Many ramps to buildings, especially on East Campus, are located behind buildings, which makes them harder for students with disabilities to utilize, she said.

Although progress has been made in the main areas of West Campus, Robledo noted that some parts of campus seem to have been forgotten.

“I can’t take art classes in the buildings on the backside of East Campus, which is definitely frustrating,” she said.

She added that one of her friends chose to rush a particular fraternity because he knew that the dorm where the fraternity lived was accessible to those with disabilities.

The snow this year caused additional difficulties for Robledo and her friends who also have disabilities, she said. Because the walkway in front of her dorm in Edens was not cleared of ice and because snow had been pushed onto sidewalks, she was unable to attend class.

Gonzalez wrote that Housing, Dining and Residence Life is committed to addressing the needs of students with disabilities.

“I believe that most are very happy with the efforts and changes that are made,” he wrote.

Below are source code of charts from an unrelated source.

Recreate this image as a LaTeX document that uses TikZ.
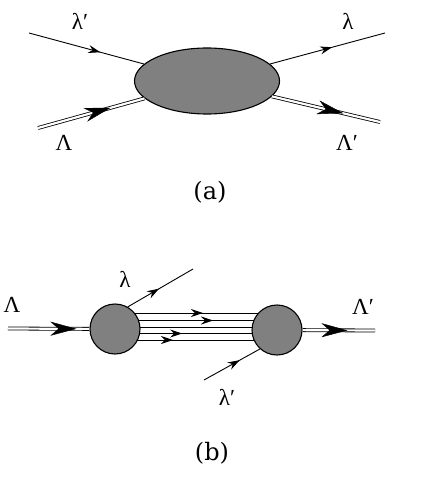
\documentclass[tikz,border=0pt]{standalone}
\usepackage{fontspec}
\setmainfont{Liberation Serif}
\newfontfamily\capfont{DejaVu Serif}
\usetikzlibrary{arrows.meta,decorations.markings,backgrounds,shapes.geometric,calc}
\definecolor{blobgray}{RGB}{128,128,128}
\begin{document}
\begin{tikzpicture}[x=1pt,y=-1pt,
  blob/.style={draw=black, line width=1.1pt, fill=blobgray},
  thinline/.style={line width=0.9pt},
  dbl/.style={double=white, double distance=2.2pt, line width=0.8pt},
  lbl/.style={font=\fontsize{23}{23}\selectfont, inner sep=0pt},
  captext/.style={font=\capfont\fontsize{24}{24}\selectfont, inner sep=0pt},
  midarrow/.style={postaction={decorate}, decoration={markings,
     mark=at position #1 with {\arrow{Stealth[length=12pt,width=8pt,inset=4pt]}}}},
  bigarrow/.style={decorate, decoration={markings,
     mark=at position #1 with {\arrow{Stealth[length=26pt,width=14pt,inset=8pt]}}}}
]
\useasboundingbox (0,0) rectangle (420,478);
% ---------- (a)
\node[blob, ellipse, minimum width=145pt, minimum height=66pt, inner sep=0pt] (E) at (207,81) {};
\coordinate (a1) at (29,33);
\coordinate (a2) at (385,33);
\coordinate (a3) at (38,128);
\coordinate (a4) at (380,122);
\draw[thinline, midarrow=0.62] (a1) -- (E);
\draw[thinline, midarrow=0.54] (E) -- (a2);
\draw[dbl] (a3) -- (E);
\path[bigarrow=0.68] (a3) -- (E);
\draw[dbl] (E) -- (a4);
\path[bigarrow=0.66] (E) -- (a4);
\node[lbl] (la1) at (80,21) {λ′};
\node[lbl] (la2) at (348,21) {λ};
\node[lbl] (la3) at (64,143) {Λ};
\node[lbl] (la4) at (347,143) {Λ′};
\node[captext] (capa) at (210,192) {(a)};
% ---------- (b)
\node[blob, circle, minimum size=50pt, inner sep=0pt] (L) at (115,329) {};
\node[blob, circle, minimum size=50pt, inner sep=0pt] (R) at (277,330) {};
\begin{pgfonlayer}{background}
  \draw[thinline, midarrow=0.543] ($(L.center)+(0,-16)$) -- ($(R.center)+(0,-17)$);
  \draw[thinline, midarrow=0.605] ($(L.center)+(0,-8.5)$) -- ($(R.center)+(0,-9.5)$);
  \draw[thinline] ($(L.center)+(0,-2)$) -- ($(R.center)+(0,-3)$);
  \draw[thinline, midarrow=0.414] ($(L.center)+(0,4.5)$) -- ($(R.center)+(0,3.5)$);
  \draw[thinline, midarrow=0.358] ($(L.center)+(0,11)$) -- ($(R.center)+(0,10)$);
\end{pgfonlayer}
\coordinate (b1) at (8,328.5);
\coordinate (b2) at (375,330.5);
\coordinate (b3) at (193,269);
\coordinate (b4) at (204,380);
\draw[dbl] (b1) -- (L);
\path[bigarrow=0.84] (b1) -- (L);
\draw[dbl] (R) -- (b2);
\path[bigarrow=0.62] (R) -- (b2);
\draw[thinline, midarrow=0.48] (L.60) -- (b3);
\draw[thinline, midarrow=0.64] (b4) -- (R.228);
\node[lbl] (lb1) at (12,305) {Λ};
\node[lbl] (lb2) at (363,307) {Λ′};
\node[lbl] (lb3) at (125,279) {λ};
\node[lbl] (lb4) at (227,397) {λ′};
\node[captext] (capb) at (212,453) {(b)};
\end{tikzpicture}
\end{document}
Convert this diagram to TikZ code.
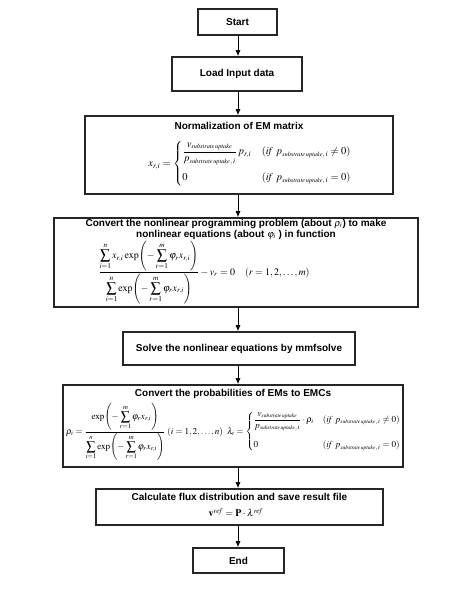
\documentclass[tikz,border=0pt]{standalone}
\usepackage{amsmath}
\usepackage{mathptmx}
\usepackage[no-math]{fontspec}
\setmainfont{Liberation Sans}
\usetikzlibrary{arrows.meta}
\newcommand{\sub}{{\scriptscriptstyle\mathit{substrate\,uptake}}}
\newcommand{\expsum}{\exp\!\left(-\sum\limits_{r=1}^{m}\varphi_r x_{r,i}\right)}
% box with its title at the top: width, height, gap above title, title
\newcommand{\topbox}[4]{\parbox[t][#2][t]{#1}{\centering\vspace*{#3}#4\par}}
\begin{document}
\begin{tikzpicture}[x=1pt,y=-1pt,
  box/.style={draw=black!85, line width=1.6pt, fill=white, align=center,
    font=\bfseries\fontsize{10}{11.5}\selectfont, inner sep=2pt},
  tbox/.style={box, inner sep=0pt, font=\bfseries\fontsize{10}{11}\selectfont},
  formula/.style={inner sep=0pt},
  arr/.style={-{Latex[length=6pt,width=5pt]}, line width=0.9pt}]
\useasboundingbox (0,0) rectangle (472,592);
\coordinate (mid) at (238,0);
% boxes
\node[box, minimum width=79pt, minimum height=26pt] (start) at (237.5,22) {Start};
\node[box, minimum width=130pt, minimum height=34pt] (load) at (237,74) {Load Input data};
\node[tbox] (norm) at (239,155) {\topbox{308pt}{78pt}{6.3pt}{Normalization of EM matrix}};
\node[tbox] (conv) at (236,262.5) {\topbox{364pt}{89pt}{1.2pt}{Convert the nonlinear programming problem (about $\rho_i$) to make\\
   nonlinear equations (about $\varphi_i$ ) in function}};
\node[box, minimum width=232pt, minimum height=33pt] (solve) at (239,348.5) {Solve the nonlinear equations by mmfsolve};
\node[tbox] (prob) at (233,426) {\topbox{340pt}{82pt}{4.3pt}{Convert the probabilities of EMs to EMCs}};
\node[tbox] (calc) at (239.5,507) {\topbox{287pt}{36pt}{4.3pt}{Calculate flux distribution and save result file}};
\node[box, minimum width=91pt, minimum height=25pt] (end) at (238.5,560.5) {End};
% formulas
\node[formula] (normF) at (250,164) {\fontsize{10.5}{12}\selectfont
  $x_{r,i}=\begin{cases}
   \dfrac{v_{\sub}}{p_{\sub,\,i}}\,p_{r,i} & \left(\mathit{if}\ p_{\sub,\,i}\neq 0\right)\\[12pt]
   0 & \left(\mathit{if}\ p_{\sub,\,i}=0\right)
  \end{cases}$};
\node[formula] (convF) at (204,272.5) {\fontsize{10}{12}\selectfont
  $\dfrac{\displaystyle\sum_{i=1}^{n}x_{r,i}\expsum}{\displaystyle\sum_{i=1}^{n}\expsum}-v_r=0\quad(r=1,2,\ldots,m)$};
\node[formula] (probF) at (233.5,432) {\fontsize{9.1}{10.5}\selectfont
  $\rho_i=\dfrac{\displaystyle\expsum}{\displaystyle\sum_{i=1}^{n}\expsum}\;(i=1,2,\ldots,n)\;\;
   \lambda_i=\begin{cases}
   \dfrac{v_{\sub}}{p_{\sub,\,i}}\cdot\rho_i & \left(\mathit{if}\ p_{\sub,\,i}\neq 0\right)\\[13pt]
   0 & \left(\mathit{if}\ p_{\sub,\,i}=0\right)
  \end{cases}$};
\node[formula] (calcF) at (236,512.5) {\fontsize{10}{12}\selectfont
  $\mathbf{v}^{\mathit{ref}}=\mathbf{P}\cdot\lambda^{\mathit{ref}}$};
% connectors
\draw[arr] (start.south -| mid) -- (load.north -| mid);
\draw[arr] (load.south -| mid) -- (norm.north -| mid);
\draw[arr] (norm.south -| mid) -- (conv.north -| mid);
\draw[arr] (conv.south -| mid) -- (solve.north -| mid);
\draw[arr] (solve.south -| mid) -- (prob.north -| mid);
\draw[arr] (prob.south -| mid) -- (calc.north -| mid);
\draw[arr] (calc.south -| mid) -- (end.north -| mid);
\end{tikzpicture}
\end{document}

However, Robledo noted that she feels that students with disabilities tend to get forgotten in the face of other issues on campus because they make up only a small portion of the student population.

Ruckelshaus explained that because there are very few students with disabilities, the University does not attract as many applicants who have disabilities as other schools do.

“Because of this, we don’t have as many students advocating for [disability access] issues,” he said. “It’s a vicious cycle.”

He added that although he believes projects making West Campus dorms and buildings accessible are needed, focusing on minor dorm renovations—like those to Giles dorm on East Campus—is probably better. Such projects will positively impact the majority of students’ experiences, Ruckelshaus said.

Still, Gonzalez noted that HDRL is planning renovations for West Campus quads that will ensure each house is accessible.

“We have worked very hard to make sure students do not miss out on experiences due to limitation with housing accommodations, regardless of the cost and work required,” he wrote.